I wanted to write about love and also about Liberia, two things that, at the time, I hadn’t quite figured out. When I started writing my novel, I hadn’t been back to Liberia since I was five, when we fled from the civil war, so it was a way for me to reconnect and rediscover a part of me that had been lost because of that war. I am also endlessly curious about love. I had a very specific, somewhat purist way of looking at love and its consequences as a child, because my parents and grandparents have epic love stories that crossed continents and religions. Still, I’ve always known that love is rarely ever spotless. I wanted to navigate imperfect love through story.

Sarah Weinman

My beat, if I have one, is the intersection of crime and culture, ideally stories from the mid-20th century.

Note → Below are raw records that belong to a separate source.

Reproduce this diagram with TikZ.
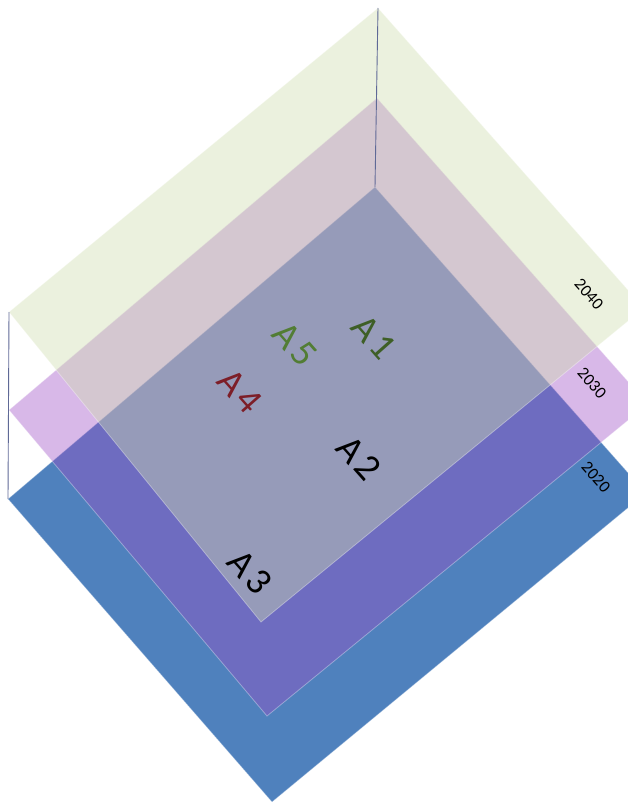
\documentclass[tikz,border=0pt]{standalone}
\usepackage{fontspec}
\setmainfont{Carlito}
\definecolor{planeblue}{RGB}{79,129,189}
\definecolor{planepurple}{RGB}{157,77,197}
\definecolor{planegreen}{RGB}{207,221,176}
\definecolor{axisline}{RGB}{95,105,150}
\definecolor{lblgreenA}{RGB}{62,95,38}
\definecolor{lblgreenB}{RGB}{82,125,52}
\definecolor{lblred}{RGB}{125,30,40}
\tikzset{
  plane/.style={draw=white, draw opacity=0.35, line width=0.8pt},
  axis/.style={draw=axisline, line width=0.9pt},
  yearlbl/.style={rotate=-48.5, font=\fontsize{17}{17}\selectfont, text=black, inner sep=0pt},
  arealbl/.style={rotate=-48.5, font=\fontsize{38}{38}\selectfont, inner sep=0pt}
}
\begin{document}
\begin{tikzpicture}[x=1pt,y=-1pt]
\useasboundingbox (0,0) rectangle (628,802);
\clip (0,0) rectangle (628,802);
% plane corners
\coordinate (gT) at (378,8);
\coordinate (gL) at (9,312);
\coordinate (gB) at (261,622);
\coordinate (gR) at (644,308);
\coordinate (pT) at (377,98);
\coordinate (pL) at (9,410);
\coordinate (pB) at (267,716);
\coordinate (pR) at (648,404);
\coordinate (bT) at (375,187);
\coordinate (bL) at (8,499);
\coordinate (bB) at (272,802);
\coordinate (bR) at (646,493);
% blue plane 2020
\path[plane, fill=planeblue] (bT) -- (bR) -- (bB) -- (bL) -- cycle;
% purple plane 2030
\path[plane, fill=planepurple, fill opacity=0.4] (pT) -- (pR) -- (pB) -- (pL) -- cycle;
% green plane 2040
\path[plane, fill=planegreen, fill opacity=0.42] (gT) -- (gR) -- (gB) -- (gL) -- cycle;
% vertical connectors
\draw[axis] (gT) -- (bT);
\draw[axis] (gL) -- (bL);
% year labels
\node[yearlbl] (y2040) at (589,294) {2040};
\node[yearlbl] (y2030) at (592,383) {2030};
\node[yearlbl] (y2020) at (596,477) {2020};
% area labels
\node[arealbl, text=lblgreenA] (a1) at (374,337) {A\kern4pt 1};
\node[arealbl, text=lblgreenB] (a5) at (295,344) {A\kern4pt 5};
\node[arealbl, text=lblred] (a4) at (240,391) {A\kern4pt 4};
\node[arealbl, text=black] (a2) at (359,458) {A\kern4pt 2};
\node[arealbl, text=black] (a3) at (250,572) {A\kern4pt 3};
\end{tikzpicture}
\end{document}
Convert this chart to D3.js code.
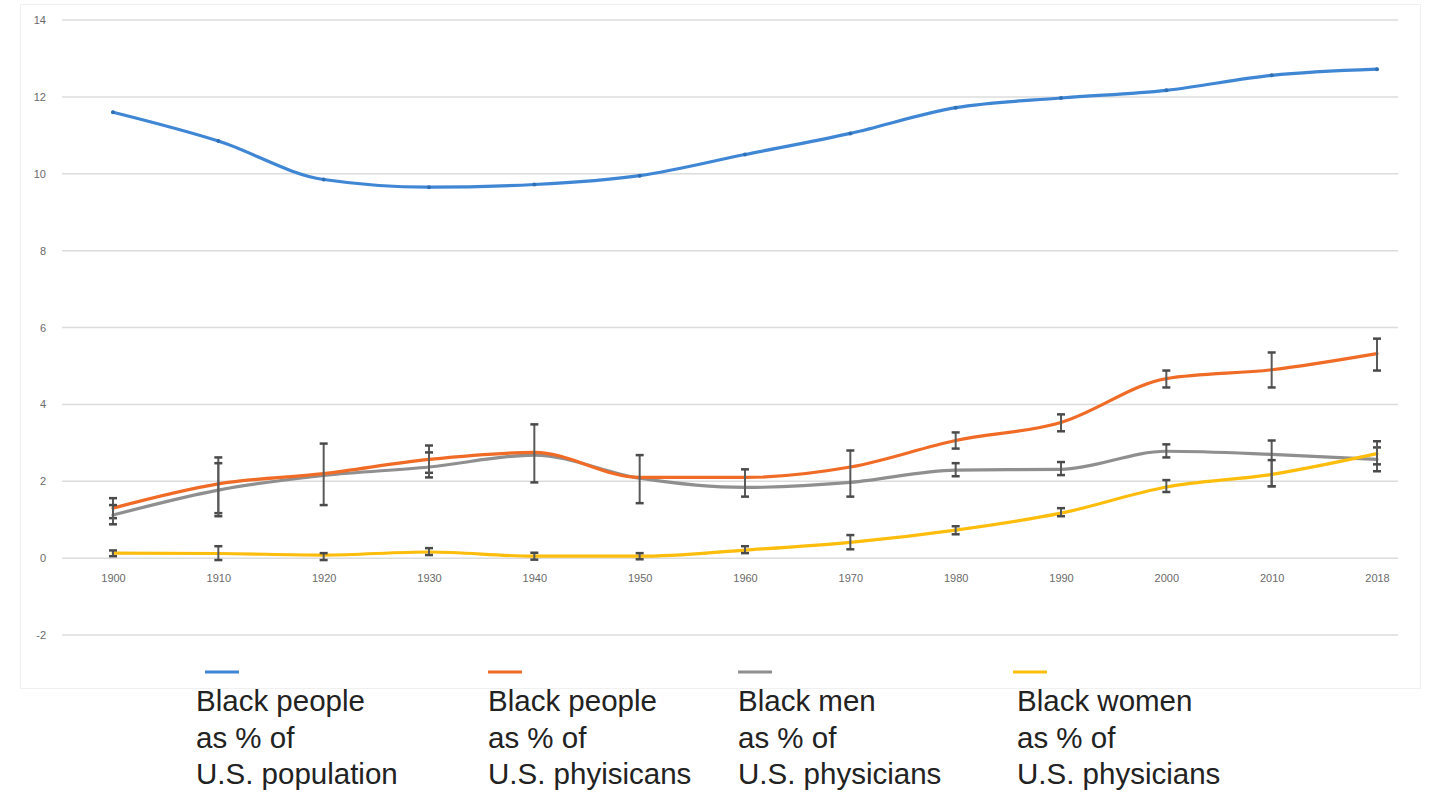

Several years ago, I stumbled onto Sally Horner’s kidnapping while looking for my next project. When I learned the details, I was stunned: I didn’t know there was a real-life precursor to Lolita, Vladimir Nabokov’s still-controversial novel. And I was especially taken aback to discover he’d referenced her by name in the book. I wanted to know what happened to Sally, who she was, and how she survived her terrifying ordeal. I also wanted to know what Sally Horner’s brief and tragic life revealed about Lolita, about America just after WWII, and about who has the right to shape other people’s stories for art’s sake.